Court of Chancery Clarifies the Scope of Disclosure Liability in Novel Contexts
In two recent opinions, the Delaware Court of Chancery addressed the scope of disclosure liability in two novel contexts.
November 15, 2023 at 01:18 PM
6 minute read
ContributorsUnder Delaware law, corporate fiduciaries owe an affirmative duty of disclosure when seeking stockholder action—including, for example, presenting a matter for stockholder approval or proposing a transaction that otherwise requires stockholders to make an investment decision, such as whether to seek appraisal or participate in a corporation's self-tender. In these circumstances, directors owe an affirmative duty to disclose all material information within the board's control. Delaware courts have also established that when directors are not seeking stockholder action but choose to speak on a given topic, they must be truthful. In two recent opinions, the Delaware Court of Chancery addressed the scope of disclosure liability in two novel contexts.

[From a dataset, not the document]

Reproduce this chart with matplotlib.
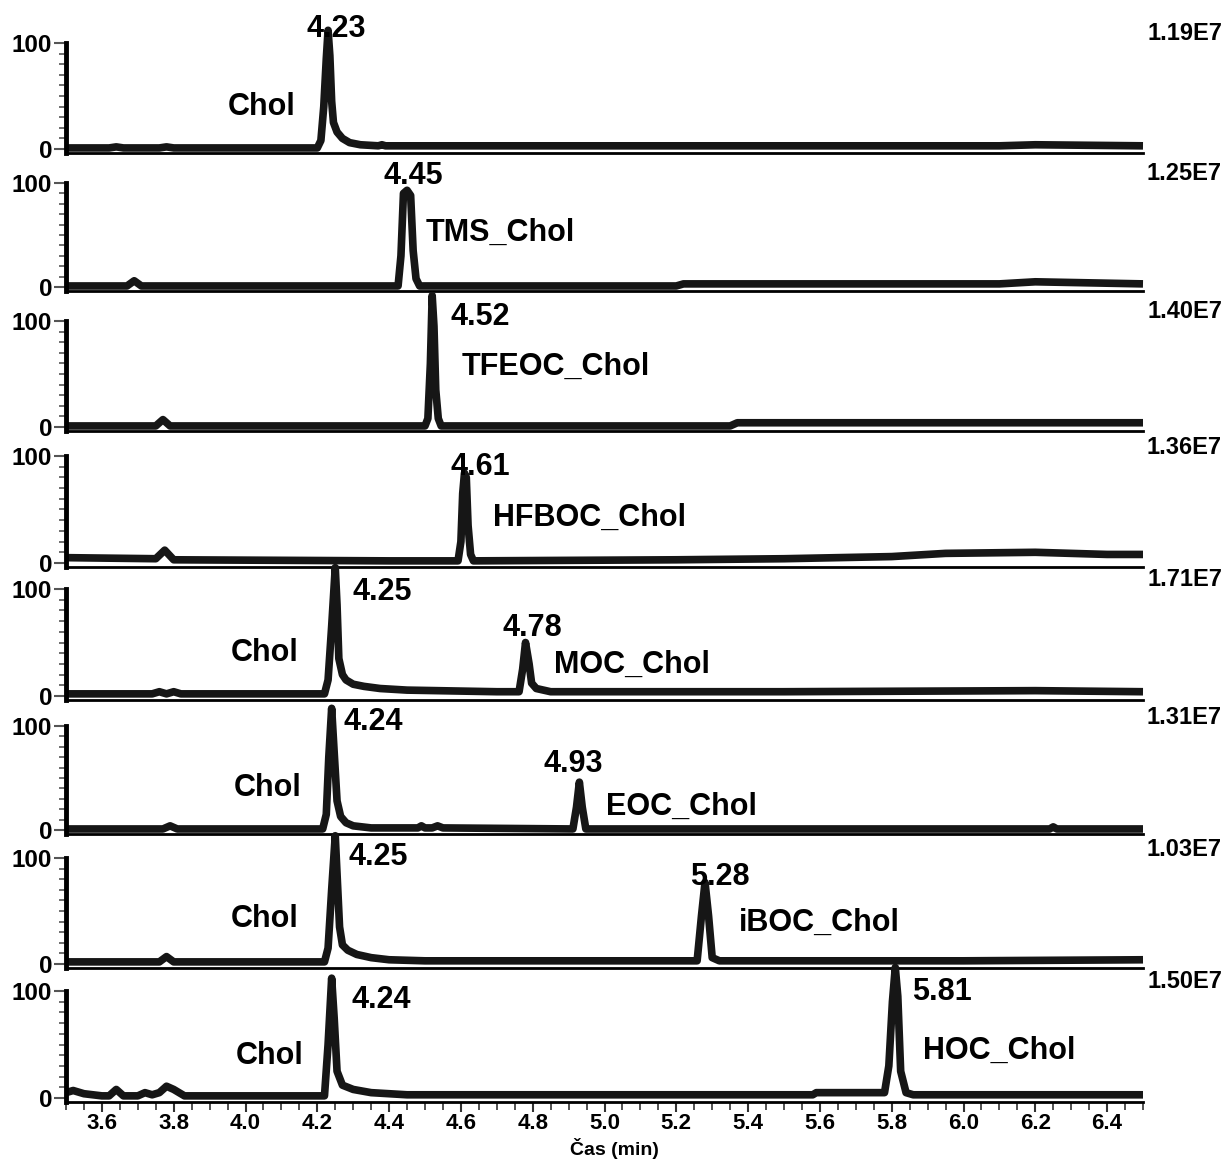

First, in Cygnus Opportunity Fund v. Washington Prime Group, 2023 WL 5113279 (Del. Ch. Aug. 9, 2023), the Court of Chancery considered whether fiduciaries had an affirmative disclosure duty in connection with a third-party private tender offer and second-step merger. There, the controlling unitholder of a privately held Delaware limited liability company squeezed out minority unitholders through an all-cash tender offer followed by a merger. Although the LLC's operating agreement eliminated both directors' and the controller's fiduciary duties, it was silent as to officers, who owed the same fiduciary duties as corporate directors and officers by default. That enabled plaintiffs to challenge the transaction in part on grounds that the LLC's officers breached their fiduciary duties by failing to provide any disclosure on the tender offer and by issuing "paltry" disclosures about the merger. Defendants moved to dismiss for failure to state a claim, arguing that no affirmative disclosure duties arose because the controlling unitholder, which was the only party that could have possibly been obligated to make disclosures to the minority unitholders, owed no fiduciary duties under the operating agreement, and no disclosure duty applied in the second-step merger because it did not require unitholder approval.